Adaptation without retraining. Because beliefs are continuously updated, Active Inference agents naturally adapt to slow signal drift within a session. Models like NimbusSTS extend this further, handling non-stationary neural dynamics over long sessions using stateful inference with EKF-style state propagation.
Explainability by design. The generative model is explicit and inspectable. You can examine what the system believes, why it made a decision, and what evidence drove it. This is increasingly important for regulatory pathways, where Bayesian analyses are expected to be clearly documented and transparent.
Conclusion
Active Inference is not just a theoretical framework — it's a principled approach to building BCI systems that are more robust, more adaptive, and more trustworthy than classical pipelines. The core ideas — generative models, belief updating, free energy minimisation — translate directly into engineering decisions about how to decode neural signals, manage uncertainty, and design closed-loop control architectures.

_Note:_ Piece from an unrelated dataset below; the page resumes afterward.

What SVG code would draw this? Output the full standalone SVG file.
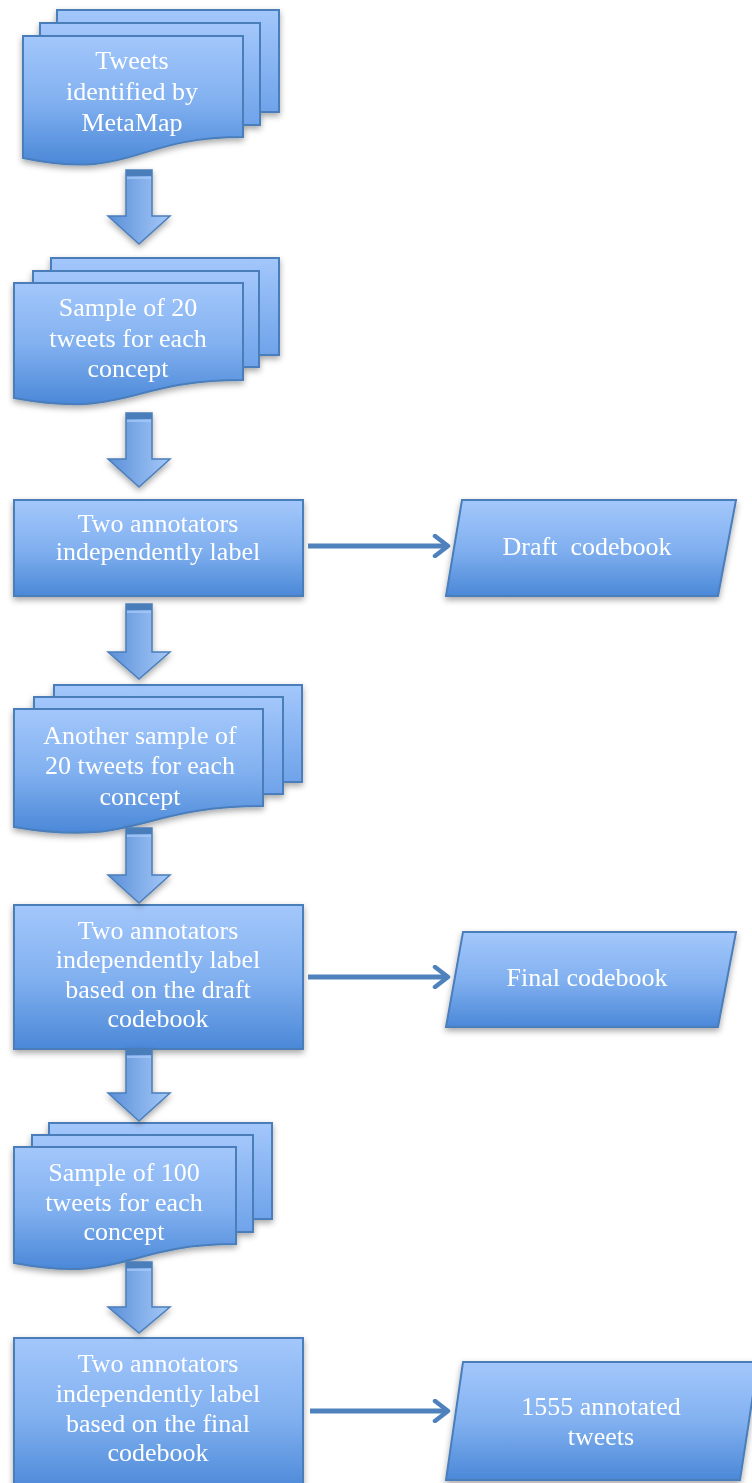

If you're building on Nimbus, you're already working within this framework. Nimbus Studio scaffolds the inference pipeline; NimbusSDK provides the Bayesian classifiers; and RxInfer handles real-time belief propagation underneath. Understanding the theory helps you make better decisions about model selection, calibration, and deployment — and gives you a conceptual foundation for every other piece of the Nimbus ecosystem.
The brain is a prediction machine. Your BCI should be too.